■ **SHORT PROBLEM**: Quote the data exactly, first line to the line containing "stacks = [s_sig, s_qcd, s_hf, s_light]", with no pictures.

■ **PROVIDED RECORDS**:

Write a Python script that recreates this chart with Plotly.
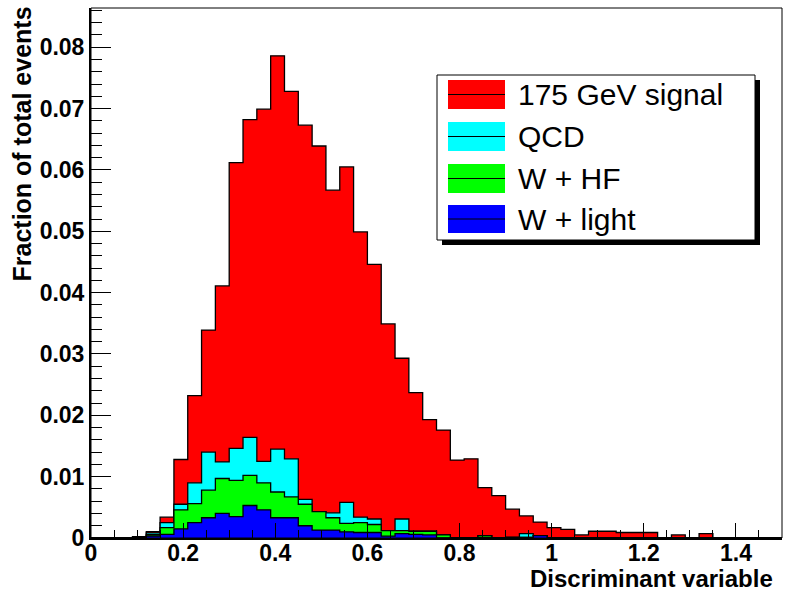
import numpy as np
import plotly.graph_objects as go

# ---- data (fraction of total events per bin, 50 bins of width 0.03 from 0 to 1.5) ----
bin_low = 0.0
bin_width = 0.03
n_bins = 50

signal_175 = [0, 0, 0, 0.0002, 0.00022, 0.0009, 0.0073, 0.0142, 0.0199, 0.0287,
              0.0466, 0.0518, 0.0574, 0.0641, 0.0599, 0.0610, 0.0596, 0.0526, 0.0547, 0.0465,
              0.0415, 0.0337, 0.0262, 0.0226, 0.0182, 0.0171, 0.0127, 0.0129, 0.0078, 0.0069,
              0.0046, 0.0029, 0.0022, 0.0017, 0.0014, 0.0005, 0.0011, 0.0011, 0.0009, 0.0009,
              0.0009, 0, 0.0005, 0, 0.0007, 0, 0, 0, 0, 0]
qcd = [0, 0, 0, 0, 0.00027, 0.0008, 0.0009, 0.0034, 0.0062, 0.0027,
       0.0052, 0.0062, 0.0035, 0.0070, 0.0062, 0.0008, 0, 0.0008, 0.0034, 0.0009,
       0.0009, 0, 0.0019, 0, 0, 0, 0, 0, 0, 0,
       0, 0.0006, 0, 0, 0, 0, 0, 0, 0, 0,
       0, 0, 0, 0, 0, 0, 0, 0, 0, 0]
w_hf = [0, 0, 0, 0, 0.00022, 0.0011, 0.0031, 0.0031, 0.0045, 0.0057,
        0.0059, 0.0049, 0.0044, 0.0042, 0.0034, 0.0035, 0.0030, 0.0020, 0.0014, 0.0016,
        0.0013, 0.0009, 0.0005, 0.0005, 0.0006, 0.0005, 0, 0, 0.0003, 0,
        0, 0, 0, 0, 0, 0, 0, 0, 0, 0,
        0, 0, 0, 0, 0, 0, 0, 0, 0, 0]
w_light = [0, 0, 0, 0, 0.00033, 0.0006, 0.0015, 0.0025, 0.0033, 0.0040,
           0.0035, 0.0053, 0.0046, 0.0033, 0.0033, 0.0020, 0.0013, 0.0013, 0.0010, 0.0009,
           0.0009, 0.0003, 0.0007, 0.0006, 0.0005, 0, 0, 0, 0.0001, 0,
           0.0001, 0.0001, 0.0004, 0, 0, 0, 0, 0, 0, 0,
           0, 0, 0, 0, 0, 0, 0, 0, 0, 0]

legend_labels = ["175 GeV signal", "QCD", "W + HF", "W + light"]
colors = ["#ff0000", "#00ffff", "#00ff00", "#0000ff"]

x_title = "Discriminant variable"
y_title = "Fraction of total events"

# ---- stacking ----
edges = bin_low + bin_width * np.arange(n_bins + 1)
s_light = np.array(w_light)
s_hf = s_light + np.array(w_hf)
s_qcd = s_hf + np.array(qcd)
s_sig = s_qcd + np.array(signal_175)
stacks = [s_sig, s_qcd, s_hf, s_light]

fig = go.Figure()
for vals, col, name in zip(stacks, colors, legend_labels):
    fig.add_trace(go.Scatter(
        x=edges, y=np.append(vals, 0.0), mode="lines", line_shape="hv",
        line=dict(color="black", width=1.3), fill="tozeroy", fillcolor=col,
        name=name, showlegend=False, hoverinfo="skip"))

FONT = "Liberation Sans, Arial, Helvetica, sans-serif"
L, R, T, B = 91, 782, 8, 538
W, H = 785, 591


def fx(px):
    return (px - L) / (R - L)


def fy(py):
    return (B - py) / (B - T)


shapes = [
    dict(type="rect", xref="paper", yref="paper", x0=0, x1=1, y0=0, y1=1,
         line=dict(color="black", width=1), layer="above"),
    dict(type="rect", xref="paper", yref="paper", x0=fx(442), x1=fx(760), y0=fy(245), y1=fy(80),
         fillcolor="black", line=dict(width=0), layer="above"),
    dict(type="rect", xref="paper", yref="paper", x0=fx(437), x1=fx(755), y0=fy(240), y1=fy(75),
         fillcolor="white", line=dict(color="black", width=1), layer="above"),
]
annotations = []
entry_rows = [(80, 109), (122, 151), (164, 193), (205, 233)]
for (top, bot), col, lab in zip(entry_rows, colors, legend_labels):
    shapes.append(dict(type="rect", xref="paper", yref="paper", x0=fx(448), x1=fx(505),
                       y0=fy(bot), y1=fy(top), fillcolor=col, line=dict(width=0), layer="above"))
    mid = (top + bot) / 2
    shapes.append(dict(type="line", xref="paper", yref="paper", x0=fx(448), x1=fx(505),
                       y0=fy(mid), y1=fy(mid), line=dict(color="black", width=1), layer="above"))
    annotations.append(dict(text=lab, xref="paper", yref="paper", x=fx(516), y=fy(mid),
                            xanchor="left", yanchor="middle", showarrow=False,
                            font=dict(family=FONT, size=30, color="black")))

annotations.append(dict(text=x_title, xref="paper", yref="paper", x=fx(775), y=fy(578),
                        xanchor="right", yanchor="middle", showarrow=False,
                        font=dict(family=FONT, size=24, color="black", weight="bold")))
annotations.append(dict(text=y_title, xref="paper", yref="paper", x=fx(22), y=fy(5),
                        xanchor="center", yanchor="top", showarrow=False, textangle=-90,
                        font=dict(family=FONT, size=25, color="black", weight="bold")))

fig.update_layout(
    width=W, height=H,
    margin=dict(l=L, r=W - R, t=T, b=H - B),
    paper_bgcolor="white", plot_bgcolor="white",
    showlegend=False,
    shapes=shapes, annotations=annotations,
    xaxis=dict(range=[0, 1.5], showgrid=False, zeroline=False,
               showline=True, linecolor="black", linewidth=2,
               ticks="inside", ticklen=15, tickwidth=1, tickcolor="black",
               tick0=0, dtick=0.2, ticklabelstandoff=-7,
               minor=dict(ticks="inside", ticklen=8, tickwidth=1, tickcolor="black", dtick=0.05),
               tickfont=dict(family=FONT, size=23, color="black", weight="bold")),
    yaxis=dict(range=[0, 0.0864], showgrid=False, zeroline=False,
               showline=True, linecolor="black", linewidth=2,
               ticks="inside", ticklen=20, tickwidth=1, tickcolor="black",
               tick0=0, dtick=0.01,
               minor=dict(ticks="inside", ticklen=11, tickwidth=1, tickcolor="black", dtick=0.002),
               tickfont=dict(family=FONT, size=23, color="black", weight="bold")),
)

fig.write_html("out.html")
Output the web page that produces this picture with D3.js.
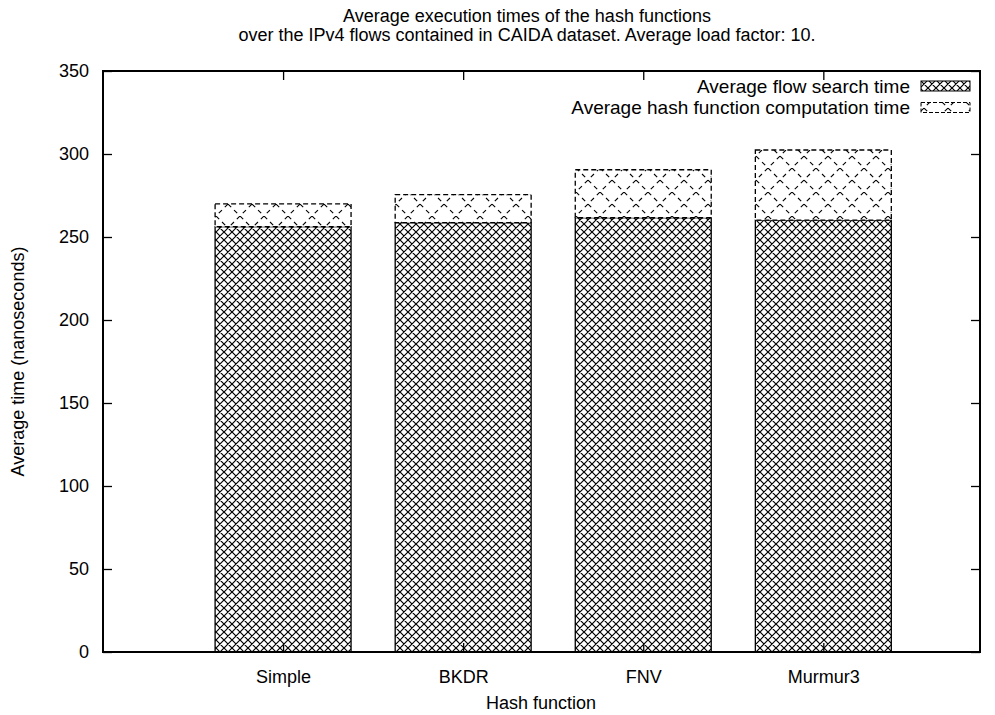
<!DOCTYPE html>
<html>
<head>
<meta charset="utf-8">
<script src="https://cdn.jsdelivr.net/npm/d3@7"></script>
<style>
  body { margin: 0; background: #fff; }
  text { font-family: "Liberation Sans", Arial, Helvetica, sans-serif; fill: #000; }
</style>
</head>
<body>
<svg id="chart" width="995" height="715"></svg>
<script>
// Hash functions benchmarked
const categories = ["Simple", "BKDR", "FNV", "Murmur3"];
// Average flow search time (ns)
const searchTime = [256.2, 258.6, 261.6, 260.2];
// Average hash function computation time (ns), stacked on top
const hashTime = [13.7, 16.9, 28.9, 42.2];
const yTicks = [0, 50, 100, 150, 200, 250, 300, 350];
const seriesNames = ["Average flow search time", "Average hash function computation time"];

const svg = d3.select("#chart");
const plot = { left: 103, right: 980, top: 71, bottom: 652 };
const fontSize = 18;
const legendFontSize = 19;

const x = d3.scaleLinear().domain([-1, 3.87]).range([plot.left, plot.right]);
const y = d3.scaleLinear().domain([0, 350]).range([plot.bottom, plot.top]);
const boxWidth = 0.755;

// Fill patterns: dense crosshatch and sparse dashed crosshatch
const defs = svg.append("defs");
const dense = defs.append("pattern").attr("id", "dense")
  .attr("patternUnits", "userSpaceOnUse").attr("width", 8).attr("height", 8);
dense.append("rect").attr("width", 8).attr("height", 8).attr("fill", "#fff");
dense.append("path").attr("d", "M0,0L8,8M8,0L0,8M-1,7L1,9M7,-1L9,1M-1,1L1,-1M7,9L9,7")
  .attr("stroke", "#000").attr("stroke-width", 1.2).attr("fill", "none");

const sp = 24;
const sparse = defs.append("pattern").attr("id", "sparse")
  .attr("patternUnits", "userSpaceOnUse").attr("width", sp).attr("height", sp);
sparse.append("rect").attr("width", sp).attr("height", sp).attr("fill", "#fff");
sparse.append("path").attr("d", `M0,0L${sp},${sp}M${sp},0L0,${sp}`)
  .attr("stroke", "#000").attr("stroke-width", 1.1).attr("fill", "none")
  .attr("stroke-dasharray", "4.5 4");

// Bars
const g = svg.append("g");
categories.forEach((c, i) => {
  const x0 = x(i - boxWidth / 2), x1 = x(i + boxWidth / 2);
  const base = searchTime[i], top = searchTime[i] + hashTime[i];
  g.append("rect")
    .attr("x", x0).attr("width", x1 - x0)
    .attr("y", y(base)).attr("height", y(0) - y(base))
    .attr("fill", "url(#dense)").attr("stroke", "#000").attr("stroke-width", 1.3);
  g.append("rect")
    .attr("x", x0).attr("width", x1 - x0)
    .attr("y", y(top)).attr("height", y(base) - y(top))
    .attr("fill", "url(#sparse)").attr("stroke", "#000").attr("stroke-width", 1.3)
    .attr("stroke-dasharray", "5 3");
});

// Axes with inward ticks, mirrored on opposite sides
const tickLen = 9;
const yAxisL = d3.axisLeft(y).tickValues(yTicks).tickSize(-tickLen).tickPadding(14).tickFormat(d3.format("d"));
const yAxisR = d3.axisRight(y).tickValues(yTicks).tickSize(-tickLen).tickFormat("");
const xAxisB = d3.axisBottom(x).tickValues(d3.range(categories.length)).tickSize(-tickLen).tickPadding(18)
  .tickFormat(i => categories[i]);
const xAxisT = d3.axisTop(x).tickValues(d3.range(categories.length)).tickSize(-tickLen).tickFormat("");

function styleAxis(sel) {
  sel.select(".domain").remove();
  sel.selectAll(".tick line").attr("stroke", "#000").attr("stroke-width", 1.3);
  sel.selectAll(".tick text").attr("font-size", fontSize).attr("font-family", "Liberation Sans, Arial, sans-serif").attr("fill", "#000");
}
svg.append("g").attr("transform", `translate(${plot.left},0)`).call(yAxisL).call(styleAxis);
svg.append("g").attr("transform", `translate(${plot.right},0)`).call(yAxisR).call(styleAxis);
svg.append("g").attr("transform", `translate(0,${plot.bottom})`).call(xAxisB).call(styleAxis);
svg.append("g").attr("transform", `translate(0,${plot.top})`).call(xAxisT).call(styleAxis);

// Plot border
svg.append("rect")
  .attr("x", plot.left).attr("y", plot.top)
  .attr("width", plot.right - plot.left).attr("height", plot.bottom - plot.top)
  .attr("fill", "none").attr("stroke", "#000").attr("stroke-width", 2);

// Legend (top right, labels right-aligned before the samples)
const legendFills = ["url(#dense)", "url(#sparse)"];
seriesNames.forEach((name, i) => {
  const ly = 86 + i * 21.5;
  svg.append("text").attr("x", 910).attr("y", ly).attr("dy", "0.35em")
    .attr("text-anchor", "end").attr("font-size", legendFontSize).text(name);
  svg.append("rect").attr("x", 921).attr("y", ly - 5).attr("width", 49).attr("height", 10)
    .attr("fill", legendFills[i]).attr("stroke", "#000").attr("stroke-width", 1)
    .attr("stroke-dasharray", i === 1 ? "4 2" : null);
});

// Titles
svg.append("text").attr("x", 527).attr("y", 22).attr("text-anchor", "middle")
  .attr("font-size", fontSize).text("Average execution times of the hash functions");
svg.append("text").attr("x", 527).attr("y", 41).attr("text-anchor", "middle")
  .attr("font-size", fontSize).text("over the IPv4 flows contained in CAIDA dataset. Average load factor: 10.");

svg.append("text").attr("x", 541).attr("y", 709).attr("text-anchor", "middle")
  .attr("font-size", fontSize).text("Hash function");
svg.append("text").attr("transform", `translate(24,${(plot.top + plot.bottom) / 2}) rotate(-90)`)
  .attr("text-anchor", "middle").attr("font-size", fontSize).text("Average time (nanoseconds)");
</script>
</body>
</html>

■ **FINAL RESULT**:
Write a Python script that recreates this chart with Plotly.
import numpy as np
import plotly.graph_objects as go

# ---- data (fraction of total events per bin, 50 bins of width 0.03 from 0 to 1.5) ----
bin_low = 0.0
bin_width = 0.03
n_bins = 50

signal_175 = [0, 0, 0, 0.0002, 0.00022, 0.0009, 0.0073, 0.0142, 0.0199, 0.0287,
              0.0466, 0.0518, 0.0574, 0.0641, 0.0599, 0.0610, 0.0596, 0.0526, 0.0547, 0.0465,
              0.0415, 0.0337, 0.0262, 0.0226, 0.0182, 0.0171, 0.0127, 0.0129, 0.0078, 0.0069,
              0.0046, 0.0029, 0.0022, 0.0017, 0.0014, 0.0005, 0.0011, 0.0011, 0.0009, 0.0009,
              0.0009, 0, 0.0005, 0, 0.0007, 0, 0, 0, 0, 0]
qcd = [0, 0, 0, 0, 0.00027, 0.0008, 0.0009, 0.0034, 0.0062, 0.0027,
       0.0052, 0.0062, 0.0035, 0.0070, 0.0062, 0.0008, 0, 0.0008, 0.0034, 0.0009,
       0.0009, 0, 0.0019, 0, 0, 0, 0, 0, 0, 0,
       0, 0.0006, 0, 0, 0, 0, 0, 0, 0, 0,
       0, 0, 0, 0, 0, 0, 0, 0, 0, 0]
w_hf = [0, 0, 0, 0, 0.00022, 0.0011, 0.0031, 0.0031, 0.0045, 0.0057,
        0.0059, 0.0049, 0.0044, 0.0042, 0.0034, 0.0035, 0.0030, 0.0020, 0.0014, 0.0016,
        0.0013, 0.0009, 0.0005, 0.0005, 0.0006, 0.0005, 0, 0, 0.0003, 0,
        0, 0, 0, 0, 0, 0, 0, 0, 0, 0,
        0, 0, 0, 0, 0, 0, 0, 0, 0, 0]
w_light = [0, 0, 0, 0, 0.00033, 0.0006, 0.0015, 0.0025, 0.0033, 0.0040,
           0.0035, 0.0053, 0.0046, 0.0033, 0.0033, 0.0020, 0.0013, 0.0013, 0.0010, 0.0009,
           0.0009, 0.0003, 0.0007, 0.0006, 0.0005, 0, 0, 0, 0.0001, 0,
           0.0001, 0.0001, 0.0004, 0, 0, 0, 0, 0, 0, 0,
           0, 0, 0, 0, 0, 0, 0, 0, 0, 0]

legend_labels = ["175 GeV signal", "QCD", "W + HF", "W + light"]
colors = ["#ff0000", "#00ffff", "#00ff00", "#0000ff"]

x_title = "Discriminant variable"
y_title = "Fraction of total events"

# ---- stacking ----
edges = bin_low + bin_width * np.arange(n_bins + 1)
s_light = np.array(w_light)
s_hf = s_light + np.array(w_hf)
s_qcd = s_hf + np.array(qcd)
s_sig = s_qcd + np.array(signal_175)
stacks = [s_sig, s_qcd, s_hf, s_light]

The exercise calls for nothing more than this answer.